Niet de leedtoevoeging staat centraal, maar wel de bewaking van de kwaliteit van het beroep. De vrije beroepsbeoefenaar die door zijn gedrag zijn geloofwaardigheid ernstig op het spel gezet (en ook een tijdlang kwijt is geweest), kan deze geloofwaardigheid herwinnen.
Bij het bepalen van de sanctie ter beteugeling van bewezen tuchtrechtelijke vergrijpen staat het evenredigheidsvereiste centraal (vgl. o.a. ook: GwH 4 februari 2010, P&B 2010, 161, overweging B.12). Deze voorwaarde houdt in dat de tuchtsanctie in verhouding moet staan tot de ernst van de tuchtrechtelijk bewezen verklaarde vergrijpen.
Indien de gevorderde tuchtstraf die is van de uitsluiting, schrapping of afzetting (wat een definitief einde zou betekenen voor de professionele loopbaan van de vrije beroepsbeoefenaar), is deze toetsing des te meer aan de orde.
De tuchtrechter kan slechts de straffen opleggen die in de beroepsreglementering werden bepaald.

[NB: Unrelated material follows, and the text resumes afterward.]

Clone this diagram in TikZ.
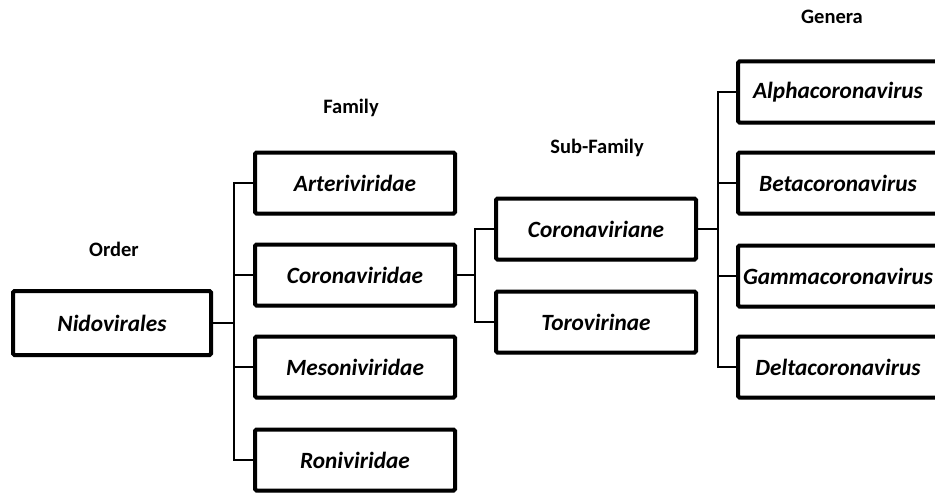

De tuchtrechter mag geen andere sancties mag opleggen dan die waarin de wet of de beroepsreglementering voorziet
Een voorwaardelijke afzetting of een gelijkwaardige sanctie met uitstel of probatievoorwaarden is niet mogelijk de lege lata (wanneer deze niet is voorzien door de wet of de beroepsreglementering).
Bij het bepalen van de sanctie kan de tuchtrechter rekening houden met de duur van de preventieve schorsing. Niettegenstaande de preventieve schorsing geldt als een tijdelijke ordemaatregel in afwachting van een uitspraak van de strafrechter of tuchtrechter – en als zodanig dan ook niet als een tuchtmaatregel geldt met een representatief/punitief karakter – zodat de tuchtrechter deze schorsing als zodanig niet in rechte mee kan verdisconteren, kan de tuchtrechter niet buiten de vaststelling dat de preventieve schorsing in zijn feitelijke uitwerking nagenoeg gelijkstaat aan een schorsing bij wijze van tuchtsanctie.
Bij de beoordeling over de strafmaat en meer bepaald bij de afweging van de afzetting kan geoordeeld dat deze niet verantwoord is, in het licht van de overige overwegingen in de tuchtzaak, maar ook door rekening te houden met het toekomstperspectief.
Aldus kan van de afzetting , rekening houdende met de omstandigheden van de zaak ook rekening gehouden met de leeftijd van de vrije beroepsbeoefenaar, zeker wanneer deze leeftijd het hem onmogelijk zou maken (56 jaar), om een arbeidsbetrekking te vinden die hem in staat zou stellen om, gelet op zijn kwalificaties, zijn verdienvermogen zelfs maar bij benadering te benutten.
Hierbij kan dan in overweging genomen dat de afgezette vrije beroepsbeoefenaar voor zijn beroepsgroep zou «verbrand» zijn en waarbij ook een andere aan zijn arbeidspotentieel aangepaste beroepsbetrekking vinden niet evident zou zijn.
Verder mag rekening gehouden met de nefaste gevolgen van de afzetting of schrapping van zijn gezin.
De vrees voor recidive wordt getemperd door de tuchtrechtelijke veroordeling die als een spreekwoordelijk zwaard van Damocles boven het hoofd van de vrije beroepsbeoefenaar zal blijven hangen.